▸ Data shown:
------
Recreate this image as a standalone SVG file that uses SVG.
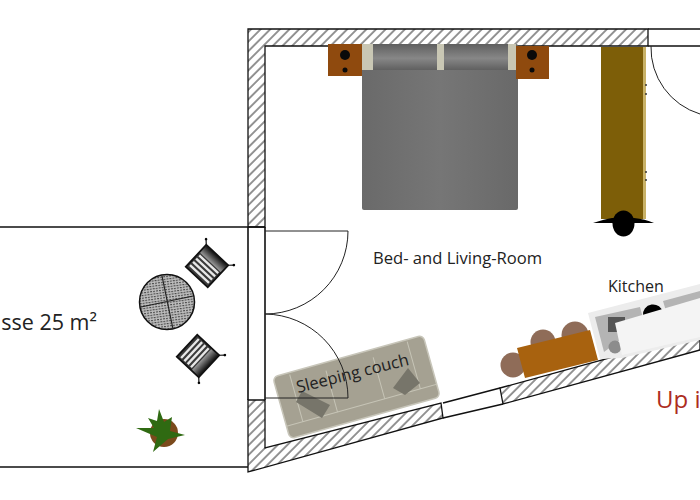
<svg xmlns="http://www.w3.org/2000/svg" width="700" height="500" viewBox="0 0 700 500">
<style>
.ln{fill:none;stroke:#111;stroke-width:1.6}
.thin{fill:none;stroke:#222;stroke-width:1}
.wall{fill:url(#hatch);stroke:#111;stroke-width:1.3}
.lab{font-family:"Open Sans","Noto Sans",sans-serif;fill:#222}
.nst{fill:#8f4a0e}
.cream{fill:#c9c7b4}
.pil{fill:url(#pillow)}
.lk{fill:#0a0a0a}
.seat{fill:#8f6c58}
.couchd{fill:#77756a}
.couchl{fill:none;stroke:#c6c4b6;stroke-width:1}
.leaf{fill:#2f6a12}
.leg{stroke:#111;stroke-width:1.2;fill:none}
</style>
<defs>
<pattern id="hatch" width="6.8" height="6.8" patternUnits="userSpaceOnUse" patternTransform="rotate(45)">
<rect width="6.8" height="6.8" fill="#fff"/><line x1="1" y1="0" x2="1" y2="6.8" stroke="#111" stroke-width="0.9"/>
</pattern>
<pattern id="dots" width="3" height="2.600" patternUnits="userSpaceOnUse" patternTransform="rotate(-8)">
<rect width="3" height="2.600" fill="#bdbdbd"/><rect width="2" height="1.100" fill="#4a4a4a"/>
</pattern>
<linearGradient id="pillow" x1="0" y1="0" x2="0" y2="1"><stop offset="0" stop-color="#5f5f5f"/><stop offset="0.55" stop-color="#878787"/><stop offset="1" stop-color="#606060"/></linearGradient>
<linearGradient id="bedg" x1="0" y1="0" x2="1" y2="0"><stop offset="0" stop-color="#6a6a6a"/><stop offset="0.5" stop-color="#767676"/><stop offset="1" stop-color="#696969"/></linearGradient>
<linearGradient id="back" x1="0" y1="0" x2="1" y2="0"><stop offset="0" stop-color="#999"/><stop offset="1" stop-color="#111"/></linearGradient>
<g id="chair">
<rect x="-15" y="-15" width="30" height="30" fill="#3a3a3a" stroke="#111" stroke-width="1.8"/>
<path d="M-11-13V13M-6.500-13V13M-2-13V13M2.500-13V13" stroke="#e8e8e8" stroke-width="2.400" fill="none"/>
<rect x="5" y="-14" width="9.500" height="28" fill="url(#back)"/>
<path d="M15-15l4-4M15 15l4 4" class="leg"/><circle cx="19" cy="-19" r="1.300"/><circle cx="19" cy="19" r="1.300"/>
</g>
</defs>
<rect width="700" height="500" fill="#fff"/>

<g id="connectors">
<path class="wall" d="M248 29H648V46H265V227H248Z"/>
<path class="wall" d="M248 400H265V448L441 403 443 418 248 472Z"/>
<path class="wall" d="M500 388 700 333V350L503 404Z"/>
<path class="ln" d="M648 29H700M648 46H700"/>
<path class="ln" d="M0 227H265M0 467H248M248 227V400M265 227V400"/>
<path class="ln" d="M443 403 500 388M443 418 503 404"/>
<path class="thin" d="M651 46A69 69 0 0 0 700 114"/>
</g>

<g id="bed">
<rect x="362" y="44" width="156" height="166" rx="2" fill="url(#bedg)"/>
<rect class="pil" x="373" y="44" width="64" height="26"/>
<rect class="pil" x="444" y="44" width="64" height="26"/>
<rect class="cream" x="362" y="44" width="11" height="26"/>
<rect class="cream" x="437" y="44" width="7" height="26"/>
<rect class="cream" x="508" y="44" width="8" height="26"/>
</g>
<g id="nightstand-left">
<rect class="nst" x="328" y="44" width="34" height="32"/>
<circle class="lk" cx="345" cy="55" r="5"/><circle class="lk" cx="345" cy="70" r="2.500"/>
</g>
<g id="nightstand-right">
<rect class="nst" x="516" y="46" width="33" height="33"/>
<circle class="lk" cx="532" cy="55" r="5"/><circle class="lk" cx="532" cy="70" r="2.500"/>
</g>
<g id="wardrobe">
<rect x="601" y="47" width="45" height="172" fill="#7d5e08"/>
<rect x="643" y="47" width="3" height="172" fill="#c9b267"/>
<path d="M646 85v.1M646 94v.1M646 172v.1M646 180v.1" stroke="#333" stroke-width="2" stroke-linecap="round"/>
<path d="M593 223Q605 219 612 218H634Q645 219 654 223Z" fill="#000"/>
<ellipse cx="623.500" cy="223.500" rx="11" ry="13" fill="#000"/>
</g>
<g id="label-room"><text class="lab" x="373" y="264" font-size="16.600">Bed- and Living-Room</text></g>
<g id="label-kitchen"><text class="lab" x="608" y="292" font-size="16">Kitchen</text></g>
<g id="label-terrace"><text class="lab" x="97" y="330" font-size="21.500" text-anchor="end">sse 25 m²</text></g>
<g id="label-up"><text x="656" y="408" font-size="24" font-family="'Open Sans','Noto Sans',sans-serif" fill="#ad2d1e">Up i</text></g>

<g id="table">
<circle cx="167" cy="302" r="27.500" fill="url(#dots)" stroke="#111" stroke-width="1.500"/>
<path d="M162 276 173 329M141 307 193 296" stroke="#222" stroke-width="1.200" fill="none"/>
</g>
<g id="chair-1"><use href="#chair" transform="translate(207 266) rotate(-47)"/></g>
<g id="chair-2"><use href="#chair" transform="translate(198 356) rotate(43)"/></g>
<g id="plant">
<circle cx="164" cy="433" r="14" fill="#7b4a1c"/>
<path class="leaf" d="M159 409 164 422 172 417 170 431 185 435 168 439 153 452 157 437 136 428 154 428 148 418 157 421Z"/>
</g>

<g id="couch">
<g transform="translate(356.500 387) rotate(-15.600)">
<rect x="-78" y="-32" width="156" height="64" rx="5" fill="#a5a192" stroke="#c8c6ba" stroke-width="1.500"/>
<path d="M-61-30V19M61-30V19M-78 19H78" class="couchl" stroke="#8a8778"/>
<path d="M-25-24V19M24-24V19" class="couchl"/>
</g>
<path class="couchd" d="M302 391 330 405 322 418 296 402Z"/>
<path class="couchd" d="M393 388 408 368 420 383 405 395Z"/>
</g>
<g id="door">
<path class="thin" d="M265 231H348A83 83 0 0 1 265 314A84 84 0 0 1 348 398H265"/>
</g>
<g id="label-couch"><text class="lab" x="0" y="0" font-size="16.500" transform="translate(298 393) rotate(-14.200)">Sleeping couch</text></g>

<g id="kitchen">
<path d="M588 313 700 284V340L622 358 600 359Z" fill="#ececec"/>
<path d="M595 317 640 307 644 322 604 352Z" fill="#b4b4b4"/>
<path d="M663 301 700 291V300L666 311Z" fill="#b4b4b4"/>
<path d="M643 316a10 10 0 0 1 20-3z" fill="#000"/>
<rect x="608" y="317" width="17" height="15" fill="#555"/>
<circle cx="615" cy="347" r="6.500" fill="#8c8c8c"/>
<path d="M615 323 700 298V337L622 355Z" fill="#f4f4f4"/>
</g>
<g id="dining">
<circle class="seat" cx="513" cy="365" r="12.500"/>
<circle class="seat" cx="543" cy="342" r="12.500"/>
<circle class="seat" cx="575" cy="335" r="13.500"/>
<path d="M517 348 590 330 598 360 525 378Z" fill="#a8620f"/>
</g>
</svg>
------
▸ Exercise description:
Copy out the whole listing exactly, and don't carry over any pictures.

▸ Solution to the problem:
Recreate this image as a standalone SVG file that uses SVG.
<svg xmlns="http://www.w3.org/2000/svg" width="700" height="500" viewBox="0 0 700 500">
<style>
.ln{fill:none;stroke:#111;stroke-width:1.6}
.thin{fill:none;stroke:#222;stroke-width:1}
.wall{fill:url(#hatch);stroke:#111;stroke-width:1.3}
.lab{font-family:"Open Sans","Noto Sans",sans-serif;fill:#222}
.nst{fill:#8f4a0e}
.cream{fill:#c9c7b4}
.pil{fill:url(#pillow)}
.lk{fill:#0a0a0a}
.seat{fill:#8f6c58}
.couchd{fill:#77756a}
.couchl{fill:none;stroke:#c6c4b6;stroke-width:1}
.leaf{fill:#2f6a12}
.leg{stroke:#111;stroke-width:1.2;fill:none}
</style>
<defs>
<pattern id="hatch" width="6.8" height="6.8" patternUnits="userSpaceOnUse" patternTransform="rotate(45)">
<rect width="6.8" height="6.8" fill="#fff"/><line x1="1" y1="0" x2="1" y2="6.8" stroke="#111" stroke-width="0.9"/>
</pattern>
<pattern id="dots" width="3" height="2.600" patternUnits="userSpaceOnUse" patternTransform="rotate(-8)">
<rect width="3" height="2.600" fill="#bdbdbd"/><rect width="2" height="1.100" fill="#4a4a4a"/>
</pattern>
<linearGradient id="pillow" x1="0" y1="0" x2="0" y2="1"><stop offset="0" stop-color="#5f5f5f"/><stop offset="0.55" stop-color="#878787"/><stop offset="1" stop-color="#606060"/></linearGradient>
<linearGradient id="bedg" x1="0" y1="0" x2="1" y2="0"><stop offset="0" stop-color="#6a6a6a"/><stop offset="0.5" stop-color="#767676"/><stop offset="1" stop-color="#696969"/></linearGradient>
<linearGradient id="back" x1="0" y1="0" x2="1" y2="0"><stop offset="0" stop-color="#999"/><stop offset="1" stop-color="#111"/></linearGradient>
<g id="chair">
<rect x="-15" y="-15" width="30" height="30" fill="#3a3a3a" stroke="#111" stroke-width="1.8"/>
<path d="M-11-13V13M-6.500-13V13M-2-13V13M2.500-13V13" stroke="#e8e8e8" stroke-width="2.400" fill="none"/>
<rect x="5" y="-14" width="9.500" height="28" fill="url(#back)"/>
<path d="M15-15l4-4M15 15l4 4" class="leg"/><circle cx="19" cy="-19" r="1.300"/><circle cx="19" cy="19" r="1.300"/>
</g>
</defs>
<rect width="700" height="500" fill="#fff"/>

<g id="connectors">
<path class="wall" d="M248 29H648V46H265V227H248Z"/>
<path class="wall" d="M248 400H265V448L441 403 443 418 248 472Z"/>
<path class="wall" d="M500 388 700 333V350L503 404Z"/>
<path class="ln" d="M648 29H700M648 46H700"/>
<path class="ln" d="M0 227H265M0 467H248M248 227V400M265 227V400"/>
<path class="ln" d="M443 403 500 388M443 418 503 404"/>
<path class="thin" d="M651 46A69 69 0 0 0 700 114"/>
</g>

<g id="bed">
<rect x="362" y="44" width="156" height="166" rx="2" fill="url(#bedg)"/>
<rect class="pil" x="373" y="44" width="64" height="26"/>
<rect class="pil" x="444" y="44" width="64" height="26"/>
<rect class="cream" x="362" y="44" width="11" height="26"/>
<rect class="cream" x="437" y="44" width="7" height="26"/>
<rect class="cream" x="508" y="44" width="8" height="26"/>
</g>
<g id="nightstand-left">
<rect class="nst" x="328" y="44" width="34" height="32"/>
<circle class="lk" cx="345" cy="55" r="5"/><circle class="lk" cx="345" cy="70" r="2.500"/>
</g>
<g id="nightstand-right">
<rect class="nst" x="516" y="46" width="33" height="33"/>
<circle class="lk" cx="532" cy="55" r="5"/><circle class="lk" cx="532" cy="70" r="2.500"/>
</g>
<g id="wardrobe">
<rect x="601" y="47" width="45" height="172" fill="#7d5e08"/>
<rect x="643" y="47" width="3" height="172" fill="#c9b267"/>
<path d="M646 85v.1M646 94v.1M646 172v.1M646 180v.1" stroke="#333" stroke-width="2" stroke-linecap="round"/>
<path d="M593 223Q605 219 612 218H634Q645 219 654 223Z" fill="#000"/>
<ellipse cx="623.500" cy="223.500" rx="11" ry="13" fill="#000"/>
</g>
<g id="label-room"><text class="lab" x="373" y="264" font-size="16.600">Bed- and Living-Room</text></g>
<g id="label-kitchen"><text class="lab" x="608" y="292" font-size="16">Kitchen</text></g>
<g id="label-terrace"><text class="lab" x="97" y="330" font-size="21.500" text-anchor="end">sse 25 m²</text></g>
<g id="label-up"><text x="656" y="408" font-size="24" font-family="'Open Sans','Noto Sans',sans-serif" fill="#ad2d1e">Up i</text></g>

<g id="table">
<circle cx="167" cy="302" r="27.500" fill="url(#dots)" stroke="#111" stroke-width="1.500"/>
<path d="M162 276 173 329M141 307 193 296" stroke="#222" stroke-width="1.200" fill="none"/>
</g>
<g id="chair-1"><use href="#chair" transform="translate(207 266) rotate(-47)"/></g>
<g id="chair-2"><use href="#chair" transform="translate(198 356) rotate(43)"/></g>
<g id="plant">
<circle cx="164" cy="433" r="14" fill="#7b4a1c"/>
<path class="leaf" d="M159 409 164 422 172 417 170 431 185 435 168 439 153 452 157 437 136 428 154 428 148 418 157 421Z"/>
</g>

<g id="couch">
<g transform="translate(356.500 387) rotate(-15.600)">
<rect x="-78" y="-32" width="156" height="64" rx="5" fill="#a5a192" stroke="#c8c6ba" stroke-width="1.500"/>
<path d="M-61-30V19M61-30V19M-78 19H78" class="couchl" stroke="#8a8778"/>
<path d="M-25-24V19M24-24V19" class="couchl"/>
</g>
<path class="couchd" d="M302 391 330 405 322 418 296 402Z"/>
<path class="couchd" d="M393 388 408 368 420 383 405 395Z"/>
</g>
<g id="door">
<path class="thin" d="M265 231H348A83 83 0 0 1 265 314A84 84 0 0 1 348 398H265"/>
</g>
<g id="label-couch"><text class="lab" x="0" y="0" font-size="16.500" transform="translate(298 393) rotate(-14.200)">Sleeping couch</text></g>

<g id="kitchen">
<path d="M588 313 700 284V340L622 358 600 359Z" fill="#ececec"/>
<path d="M595 317 640 307 644 322 604 352Z" fill="#b4b4b4"/>
<path d="M663 301 700 291V300L666 311Z" fill="#b4b4b4"/>
<path d="M643 316a10 10 0 0 1 20-3z" fill="#000"/>
<rect x="608" y="317" width="17" height="15" fill="#555"/>
<circle cx="615" cy="347" r="6.500" fill="#8c8c8c"/>
<path d="M615 323 700 298V337L622 355Z" fill="#f4f4f4"/>
</g>
<g id="dining">
<circle class="seat" cx="513" cy="365" r="12.500"/>
<circle class="seat" cx="543" cy="342" r="12.500"/>
<circle class="seat" cx="575" cy="335" r="13.500"/>
<path d="M517 348 590 330 598 360 525 378Z" fill="#a8620f"/>
</g>
</svg>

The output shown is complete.